Boeing Timing and Location (BTL) has rebooted the Iridium low orbit satellite network, uploading new firmware on 71 birds to deliver location services within an accuracy of 100 m, says Boeing’s Dave Whelan.
Although the network is not high-precision, its signals are powerful enough to penetrate buildings, mountainous terrain and dense urban environments where GPS flat out doesn’t work. It’s a feat that few have achieved in the location space, thanks to the low power of GPS signals, which are broadcast from an orbit of about 20,200 km at approximately 50 watts. Meanwhile, signals that make it into closed spaces face a second problem called multi-path, which refers to complications posed by obstacles like walls and ceilings that bounce wireless signals around like ping-pong balls in a phone booth.
In a low-key demo no less remarkable for its numerous miscues, Whelan lets fly.
My phone shows no GPS signal from a seat inside the auditorium. Meanwhile, a projector at the front of the room displays Google Earth on the screen. It steadily wheels around to reveal North America until California floats into view.
The view zooms in towards Monterey Bay, where Prof. Block tags her tuna, then onward to the Stanford campus 60 miles north, finally veering two miles west toward Sand Hill Road and the Stanford Linear Accelerator Center. It settles about 20 rows behind me in the Kavli auditorium, where a series of red plot points clearly show the indoor location of a BTL antenna installed earlier that day. The audience applauds.
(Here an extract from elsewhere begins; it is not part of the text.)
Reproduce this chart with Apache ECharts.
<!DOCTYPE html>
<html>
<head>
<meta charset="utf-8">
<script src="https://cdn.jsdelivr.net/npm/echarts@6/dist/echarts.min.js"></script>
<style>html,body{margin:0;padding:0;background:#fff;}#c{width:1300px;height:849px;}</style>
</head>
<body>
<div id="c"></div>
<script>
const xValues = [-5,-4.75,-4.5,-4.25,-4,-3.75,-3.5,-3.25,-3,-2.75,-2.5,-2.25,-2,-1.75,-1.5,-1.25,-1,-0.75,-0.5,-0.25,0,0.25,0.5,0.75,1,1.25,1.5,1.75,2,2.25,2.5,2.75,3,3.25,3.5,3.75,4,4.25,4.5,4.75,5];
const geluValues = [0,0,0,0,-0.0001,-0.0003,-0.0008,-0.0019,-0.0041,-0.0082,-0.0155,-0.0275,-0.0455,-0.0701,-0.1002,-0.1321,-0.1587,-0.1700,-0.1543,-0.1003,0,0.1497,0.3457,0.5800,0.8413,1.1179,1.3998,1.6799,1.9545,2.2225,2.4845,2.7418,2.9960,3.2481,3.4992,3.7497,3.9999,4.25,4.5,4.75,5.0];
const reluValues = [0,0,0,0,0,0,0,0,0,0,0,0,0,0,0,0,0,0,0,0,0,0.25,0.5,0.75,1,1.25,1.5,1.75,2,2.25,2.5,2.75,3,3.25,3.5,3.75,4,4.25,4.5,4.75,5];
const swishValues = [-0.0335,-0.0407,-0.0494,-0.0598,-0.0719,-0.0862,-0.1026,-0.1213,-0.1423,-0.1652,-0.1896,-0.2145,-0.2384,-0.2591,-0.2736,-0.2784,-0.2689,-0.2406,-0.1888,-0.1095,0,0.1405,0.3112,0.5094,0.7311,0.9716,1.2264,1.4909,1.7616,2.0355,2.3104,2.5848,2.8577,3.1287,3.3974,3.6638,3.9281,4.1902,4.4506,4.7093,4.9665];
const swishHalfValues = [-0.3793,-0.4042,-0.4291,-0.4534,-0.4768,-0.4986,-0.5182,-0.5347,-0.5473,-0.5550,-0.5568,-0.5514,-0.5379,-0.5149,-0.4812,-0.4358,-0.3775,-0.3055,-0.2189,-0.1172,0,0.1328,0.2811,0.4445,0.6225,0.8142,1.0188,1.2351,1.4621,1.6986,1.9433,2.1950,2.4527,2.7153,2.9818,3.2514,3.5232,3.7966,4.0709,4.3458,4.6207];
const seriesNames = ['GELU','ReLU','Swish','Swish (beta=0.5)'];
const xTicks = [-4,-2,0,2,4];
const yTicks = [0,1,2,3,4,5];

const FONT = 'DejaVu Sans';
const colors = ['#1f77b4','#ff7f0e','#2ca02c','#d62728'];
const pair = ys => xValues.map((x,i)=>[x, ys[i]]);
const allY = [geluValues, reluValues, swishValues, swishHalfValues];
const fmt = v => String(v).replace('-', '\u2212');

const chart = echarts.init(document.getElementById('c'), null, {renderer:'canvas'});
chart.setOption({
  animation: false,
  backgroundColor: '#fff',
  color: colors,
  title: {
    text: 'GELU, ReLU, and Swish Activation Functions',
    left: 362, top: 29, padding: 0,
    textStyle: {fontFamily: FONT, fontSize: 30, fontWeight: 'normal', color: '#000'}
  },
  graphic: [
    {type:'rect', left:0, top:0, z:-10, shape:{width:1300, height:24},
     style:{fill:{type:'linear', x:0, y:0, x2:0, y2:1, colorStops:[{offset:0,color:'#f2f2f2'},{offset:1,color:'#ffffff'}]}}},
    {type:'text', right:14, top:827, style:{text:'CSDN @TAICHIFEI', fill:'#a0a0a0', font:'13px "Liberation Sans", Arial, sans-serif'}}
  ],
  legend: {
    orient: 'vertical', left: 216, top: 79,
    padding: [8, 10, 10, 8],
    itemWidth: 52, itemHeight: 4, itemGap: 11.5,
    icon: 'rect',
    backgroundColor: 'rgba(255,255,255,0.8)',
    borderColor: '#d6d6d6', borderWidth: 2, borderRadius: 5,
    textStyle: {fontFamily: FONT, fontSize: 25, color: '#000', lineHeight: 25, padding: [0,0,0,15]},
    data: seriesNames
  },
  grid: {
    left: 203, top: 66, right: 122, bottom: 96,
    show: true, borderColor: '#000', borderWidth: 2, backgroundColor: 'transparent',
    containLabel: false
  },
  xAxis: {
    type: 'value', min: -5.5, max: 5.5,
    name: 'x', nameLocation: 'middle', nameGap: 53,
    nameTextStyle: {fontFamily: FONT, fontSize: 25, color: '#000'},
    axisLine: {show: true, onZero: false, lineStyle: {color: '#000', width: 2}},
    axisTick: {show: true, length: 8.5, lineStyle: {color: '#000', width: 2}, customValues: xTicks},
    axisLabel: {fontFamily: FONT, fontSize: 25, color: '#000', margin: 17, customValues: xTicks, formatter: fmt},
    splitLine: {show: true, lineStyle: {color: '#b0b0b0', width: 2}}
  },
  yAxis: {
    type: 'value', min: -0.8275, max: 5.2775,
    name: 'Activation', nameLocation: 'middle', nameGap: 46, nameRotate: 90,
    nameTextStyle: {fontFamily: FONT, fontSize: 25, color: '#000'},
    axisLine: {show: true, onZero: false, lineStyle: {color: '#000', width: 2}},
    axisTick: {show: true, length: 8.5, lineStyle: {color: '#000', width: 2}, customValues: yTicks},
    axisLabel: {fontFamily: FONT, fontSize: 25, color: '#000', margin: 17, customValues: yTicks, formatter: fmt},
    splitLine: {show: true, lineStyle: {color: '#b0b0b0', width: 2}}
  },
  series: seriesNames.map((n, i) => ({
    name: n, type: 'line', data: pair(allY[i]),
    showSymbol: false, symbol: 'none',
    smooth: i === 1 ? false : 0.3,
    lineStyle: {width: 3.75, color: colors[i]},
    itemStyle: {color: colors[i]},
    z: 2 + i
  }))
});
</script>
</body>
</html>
Impressed, I gather my stuff to leave, and catch Block’s eye on the way out. “Now that was cool,” she says. “You want a story? That’s your story.”
Author's note: This story was updated to correct Martin Poitzsch's title and Dave Whelan's corporate affiliation, the description of Schlumberger's PNT systems used to guide horizontal oil drilling and the placement of Lightsquared's spectrum relative to GPS . Lightsquared sits adjacent to the GPS band.